Harvest And Replant For A Longer Season

Pick often. Beans and cucumbers produce more when you don’t let fruit sit. Cut lettuce outer leaves and let the center regrow. As beds clear, plant the next round: after peas, sow beans; after garlic, plant basil; after early lettuce, set peppers. A light row cover in spring and fall adds weeks to each side of the season.

Small Upgrades Once The Basics Run Smooth

When the first season runs, add comfort and speed. A small shelf keeps tools handy. A tote with twine, pruners, labels, and gloves saves trips. Later, swap the timer for a two-zone unit, add a second drip line per bed, and hang shade cloth over greens during hot spells.

Printable-Style Garden Card

Screenshot or print this quick reference and take it outside.

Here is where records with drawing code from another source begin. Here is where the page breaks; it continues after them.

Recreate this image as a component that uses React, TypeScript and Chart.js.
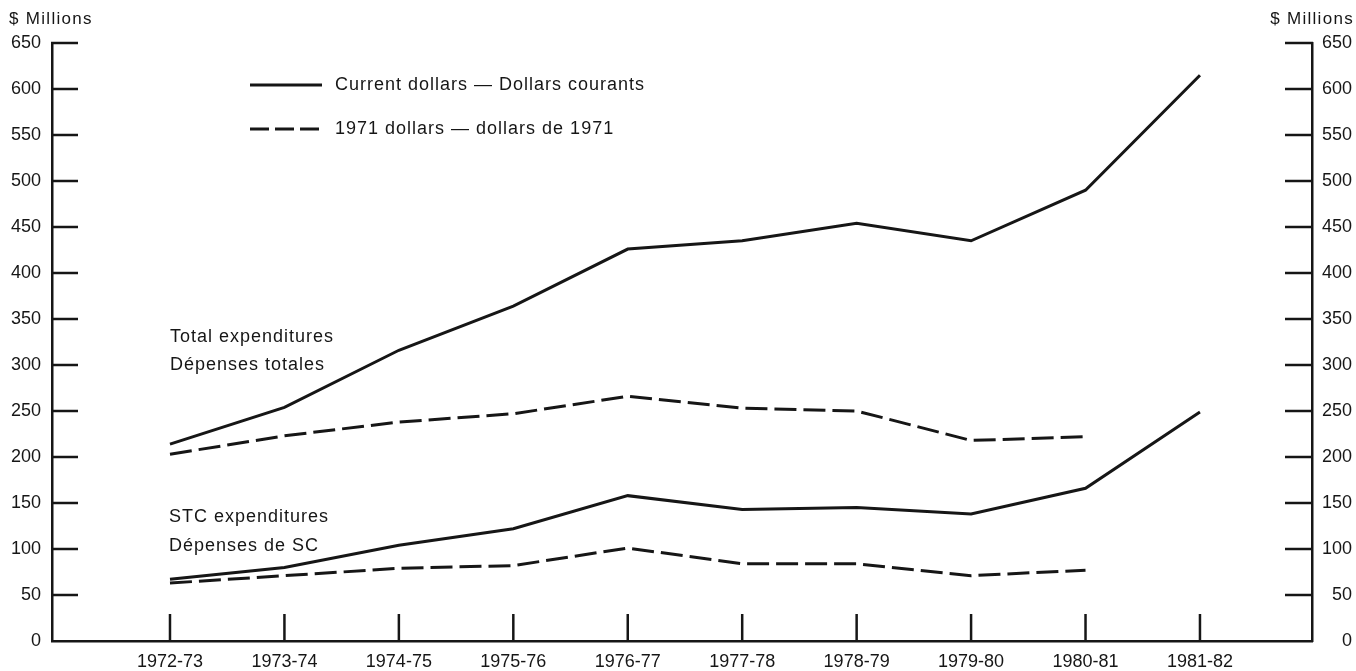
import React, { useEffect, useRef } from "react";
import { Chart, registerables } from "chart.js";

Chart.register(...registerables);

const categories = [
  "1972-73", "1973-74", "1974-75", "1975-76", "1976-77",
  "1977-78", "1978-79", "1979-80", "1980-81", "1981-82",
];
const totalCurrent = [214, 254, 316, 364, 426, 435, 454, 435, 490, 615];
const total1971 = [203, 223, 238, 247, 266, 253, 250, 218, 222];
const stcCurrent = [67, 80, 104, 122, 158, 143, 145, 138, 166, 249];
const stc1971 = [63, 71, 79, 82, 101, 84, 84, 71, 77];
const yTicks = [0, 50, 100, 150, 200, 250, 300, 350, 400, 450, 500, 550, 600, 650];
const legendLabels = ["Current dollars — Dollars courants", "1971 dollars — dollars de 1971"];
const totalLabel = ["Total expenditures", "Dépenses totales"];
const stcLabel = ["STC expenditures", "Dépenses de SC"];
const axisTitle = "$ Millions";

const INK = "#161616";
const FONT = '"Liberation Sans", Arial, Helvetica, sans-serif';
const DASH = [22, 7];

const toPoints = (arr: number[]) => arr.map((v, i) => ({ x: i, y: v }));

const decorPlugin = {
  id: "decor",
  afterDraw(chart: any) {
    const ctx = chart.ctx as CanvasRenderingContext2D;
    const ys = chart.scales.y;
    const xs = chart.scales.x;
    const { left, right, bottom } = chart.chartArea;
    ctx.save();
    ctx.strokeStyle = INK;
    ctx.lineWidth = 2.5;
    ctx.lineCap = "butt";
    yTicks.forEach((v) => {
      if (v === 0) return;
      const py = ys.getPixelForValue(v);
      ctx.beginPath();
      ctx.moveTo(left - 1, py);
      ctx.lineTo(left + 26, py);
      ctx.stroke();
      ctx.beginPath();
      ctx.moveTo(right + 1, py);
      ctx.lineTo(right - 27, py);
      ctx.stroke();
    });
    categories.forEach((_, i) => {
      const px = xs.getPixelForValue(i);
      ctx.beginPath();
      ctx.moveTo(px, bottom);
      ctx.lineTo(px, bottom - 27);
      ctx.stroke();
    });

    // legend
    ctx.lineWidth = 3;
    ctx.beginPath();
    ctx.moveTo(250, 85);
    ctx.lineTo(322, 85);
    ctx.stroke();
    ctx.setLineDash([19, 6]);
    ctx.beginPath();
    ctx.moveTo(250, 129);
    ctx.lineTo(322, 129);
    ctx.stroke();
    ctx.setLineDash([]);

    ctx.fillStyle = INK;
    ctx.textBaseline = "middle";
    (ctx as any).letterSpacing = "1px";
    ctx.font = `18px ${FONT}`;
    ctx.textAlign = "left";
    ctx.fillText(legendLabels[0], 335, 85);
    ctx.fillText(legendLabels[1], 335, 129);
    ctx.fillText(totalLabel[0], 170, 337);
    ctx.fillText(totalLabel[1], 170, 365);
    ctx.fillText(stcLabel[0], 169, 517);
    ctx.fillText(stcLabel[1], 169, 546);

    (ctx as any).letterSpacing = "1.3px";
    ctx.font = `17px ${FONT}`;
    ctx.fillText(axisTitle, 9, 19);
    ctx.textAlign = "right";
    ctx.fillText(axisTitle, 1354, 19);
    ctx.restore();
  },
};

export default function App() {
  const ref = useRef<HTMLCanvasElement | null>(null);

  useEffect(() => {
    if (!ref.current) return;
    const lineBase = {
      borderColor: INK,
      borderWidth: 3,
      pointRadius: 0,
      tension: 0,
      fill: false,
    };
    const chart = new Chart(ref.current, {
      type: "line",
      data: {
        datasets: [
          { ...lineBase, label: "Total current", data: toPoints(totalCurrent) },
          { ...lineBase, label: "Total 1971", data: toPoints(total1971), borderDash: DASH },
          { ...lineBase, label: "STC current", data: toPoints(stcCurrent) },
          { ...lineBase, label: "STC 1971", data: toPoints(stc1971), borderDash: DASH },
        ],
      },
      options: {
        responsive: false,
        animation: false,
        devicePixelRatio: 1,
        layout: { padding: { top: 43, right: 4, left: 0, bottom: 0 } },
        plugins: {
          legend: { display: false },
          tooltip: { enabled: false },
          title: { display: false },
        },
        scales: {
          x: {
            type: "linear",
            min: -1.031,
            max: 9.979,
            grid: { display: false, drawTicks: false },
            border: { display: true, color: INK, width: 2.5 },
            afterBuildTicks: (scale: any) => {
              scale.ticks = categories.map((_, i) => ({ value: i }));
            },
            afterFit: (scale: any) => {
              scale.height = 30;
            },
            ticks: {
              autoSkip: false,
              maxRotation: 0,
              minRotation: 0,
              padding: 10,
              color: INK,
              font: { family: FONT, size: 18 },
              callback: (v: any) => categories[v as number] ?? "",
            },
          },
          y: {
            type: "linear",
            position: "left",
            min: 0,
            max: 650,
            grid: { display: false, drawTicks: false },
            border: { display: true, color: INK, width: 2.5 },
            afterBuildTicks: (scale: any) => {
              scale.ticks = yTicks.map((v) => ({ value: v }));
            },
            afterFit: (scale: any) => {
              scale.width = 52;
            },
            ticks: {
              padding: 11,
              color: INK,
              font: { family: FONT, size: 18 },
            },
          },
          y2: {
            type: "linear",
            position: "right",
            min: 0,
            max: 650,
            grid: { display: false, drawTicks: false },
            border: { display: true, color: INK, width: 2.5 },
            afterBuildTicks: (scale: any) => {
              scale.ticks = yTicks.map((v) => ({ value: v }));
            },
            afterFit: (scale: any) => {
              scale.width = 40;
            },
            ticks: {
              padding: 8,
              crossAlign: "far",
              color: INK,
              font: { family: FONT, size: 18 },
            },
          },
        },
      },
      plugins: [decorPlugin],
    } as any);
    return () => chart.destroy();
  }, []);

  return (
    <div style={{ position: "fixed", left: 0, top: 0, width: 1356, height: 671, background: "#ffffff" }}>
      <canvas ref={ref} width={1356} height={671} style={{ display: "block", width: 1356, height: 671 }} />
    </div>
  );
}
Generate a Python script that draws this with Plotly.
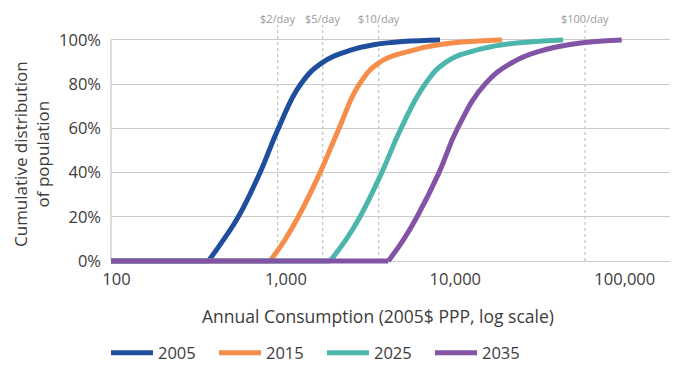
import math
import plotly.graph_objects as go

# ---- data ----
years = ["2005", "2015", "2025", "2035"]
colors = ["#1F4E9D", "#F78D4B", "#4DB6AC", "#8353A5"]

# first two points of each series are the flat 0% stretch
x_2005 = [93, 349, 432, 524, 704, 903, 1222, 1657, 2327, 3359, 8122]
y_2005 = [0, 0, 10, 20, 40, 60, 80, 90, 95, 98, 100]

x_2015 = [93, 806, 995, 1184, 1591, 2059, 2715, 3595, 5403, 8122, 18870]
y_2015 = [0, 0, 10, 20, 40, 60, 80, 90, 95, 98, 100]

x_2025 = [93, 1822, 2280, 2739, 3679, 4782, 6625, 8813, 12720, 19650, 43220]
y_2025 = [0, 0, 10, 20, 40, 60, 80, 90, 95, 98, 100]

x_2035 = [93, 4023, 4981, 5943, 8013, 10303, 14970, 21910, 31620, 47520, 95940]
y_2035 = [0, 0, 10, 20, 40, 60, 80, 90, 95, 98, 100]

# reference thresholds (dotted lines), positions as drawn
threshold_labels = ["$2/day", "$5/day", "$10/day", "$100/day"]
threshold_values = [895, 1650, 3532, 58270]

x_tick_vals = [100, 1000, 10000, 100000]
x_tick_text = ["100", "1,000", "10,000", "100,000"]
y_tick_vals = [0, 20, 40, 60, 80, 100]
y_tick_text = ["0%", "20%", "40%", "60%", "80%", "100%"]

series_x = [x_2005, x_2015, x_2025, x_2035]
series_y = [y_2005, y_2015, y_2025, y_2035]

FONT = "Open Sans"
TXT = "#3c3c3c"

fig = go.Figure()
for name, xs, ys, c in zip(years, series_x, series_y, colors):
    # flat part at 0%
    fig.add_trace(go.Scatter(
        x=xs[:2], y=ys[:2], mode="lines", legendgroup=name, showlegend=False,
        line=dict(color=c, width=5), hoverinfo="skip",
    ))
    # rising part
    fig.add_trace(go.Scatter(
        x=xs[1:], y=ys[1:], name=name, mode="lines", legendgroup=name,
        line=dict(color=c, width=5, shape="spline", smoothing=1.3),
        hoverinfo="skip",
    ))

# the page body has an 8px default margin: work in page pixels, convert here
OFF = 8
W, H = 678 - OFF, 365 - OFF
ml, mr, mt, mb = 111 - OFF, 0, 35 - OFF, 99
PW = W - ml - mr
PH = H - mt - mb
x_range = [1.968, 5.314]
y_range = [-2.26, 102.26]


def py(page_y):
    return (H - mb - (page_y - OFF)) / PH


def px(page_x):
    return (page_x - OFF - ml) / PW


shapes = []
annotations = []
for lab, v in zip(threshold_labels, threshold_values):
    shapes.append(dict(type="line", xref="x", yref="paper",
                       x0=v, x1=v, y0=py(261), y1=py(25),
                       line=dict(color="#b5b5b5", width=1, dash="dot"),
                       layer="below"))
    annotations.append(dict(xref="x", yref="paper", x=math.log10(v), y=py(19),
                            text=lab, showarrow=False,
                            font=dict(family=FONT, size=11, color="#9a9a9a"),
                            xanchor="center", yanchor="middle"))

# y axis line (0%..100%)
shapes.append(dict(type="line", xref="paper", yref="y", x0=0, x1=0, y0=0, y1=100,
                   line=dict(color="#b9b9b9", width=1), layer="below"))

# axis titles
annotations.append(dict(xref="paper", yref="paper",
                        x=px(377.7), y=py(316),
                        text="Annual Consumption (2005$ PPP, log scale)", showarrow=False,
                        font=dict(family=FONT, size=17.5, color=TXT),
                        xanchor="center", yanchor="middle"))
annotations.append(dict(xref="paper", yref="paper",
                        x=px(31), y=py(154),
                        text="Cumulative distribution<br>of population", showarrow=False,
                        textangle=-90,
                        font=dict(family=FONT, size=17, color=TXT),
                        xanchor="center", yanchor="middle"))

fig.update_layout(
    template="none",
    width=W, height=H,
    margin=dict(l=ml, r=mr, t=mt, b=mb, pad=0, autoexpand=False),
    paper_bgcolor="white", plot_bgcolor="white",
    font=dict(family=FONT, size=16.5, color=TXT),
    showlegend=True,
    legend=dict(orientation="h", x=px(106), xanchor="left",
                y=py(353), yanchor="middle",
                font=dict(family=FONT, size=16.5, color=TXT),
                itemwidth=42, entrywidth=51, entrywidthmode="pixels",
                tracegroupgap=0, bgcolor="rgba(0,0,0,0)", borderwidth=0),
    xaxis=dict(type="log", range=x_range, tickvals=x_tick_vals, ticktext=x_tick_text,
               showgrid=False, zeroline=False, showline=False, ticks="",
               automargin=False,
               tickfont=dict(family=FONT, size=16.5, color=TXT),
               ticklabelstandoff=1, fixedrange=True),
    yaxis=dict(range=y_range, tickvals=y_tick_vals, ticktext=y_tick_text,
               showgrid=True, gridcolor="#cacaca", gridwidth=1,
               zeroline=False, showline=False, ticks="", automargin=False,
               tickfont=dict(family=FONT, size=16.5, color=TXT),
               ticklabelstandoff=9, fixedrange=True),
    shapes=shapes,
    annotations=annotations,
)

fig.write_html("out.html")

  • Sun: Six to eight hours; tall crops on north side.
  • Water: Aim for about one inch per week total; soak deep, not daily sprinkles.
  • Soil: Mix in two to four inches of compost during prep; keep mulch on top.
  • Layout: Four-foot beds with clear paths; never step in beds.
  • Starter list: cherry tomato, bush bean, zucchini, kale or chard, lettuce, basil, marigold.
  • Weekly rhythm: weed, water, harvest, reset mulch.